“While I was with them I kept those whom you have given me, and I guarded them and not one of them perished except the son of perdition, that the Scripture might be fulfilled.”

Jesus has faithfully and successfully fulfilled His task with regard to those whom the Father has given Him. He has watched over them and protected them, and all are safe apart from the one who was ‘the son of perdition (or destruction)'. He was never given by the Father to Jesus, for he was marked for destruction. He was never a ‘son of God' but always ‘a son of perdition', one bound for and deserving destruction because he follows its ways.

‘The son of perdition' par excellence is the one who above all personifies Satan (2 Thessalonians 2:3), the ‘man of sin', the Antichrist. But Judas has sided with him, and revealed his true nature as one with him. John makes clear that Jesus knew the truth about him from the beginning (John 6:70). Just as at the end there will be one who will reveal Satanic control, a son of perdition, so also there was at the beginning. He was the beginning of the attempts of Satan to thwart the purposes of God.

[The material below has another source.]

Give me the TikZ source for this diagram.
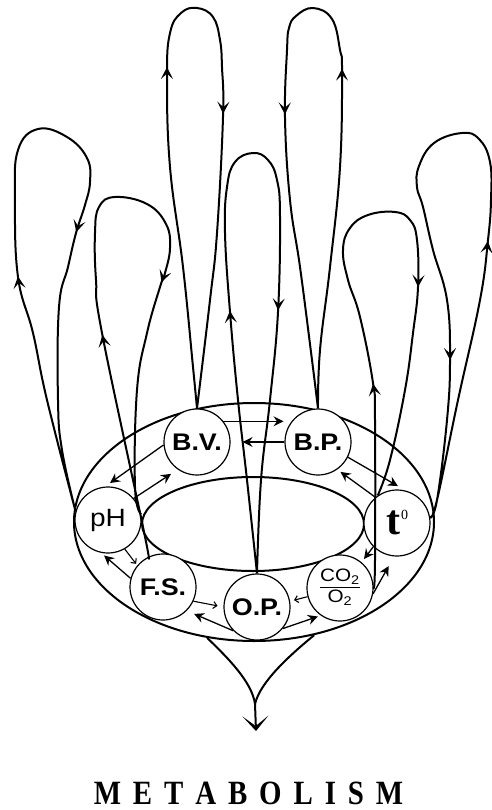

‘That the Scripture might be fulfilled'. The main Scripture in mind is Psalms 41:9, ‘yes, my own familiar friend in whom I trusted, who ate of my bread, has lifted up his heel against me' as Jesus tells us in John 13:18. It is not claiming that this is a specific prophecy of Judas' failure, but that Judas' failure follows the pattern of Scripture. What Scripture reveals that men are like in their attitude to those beloved by God here proves true.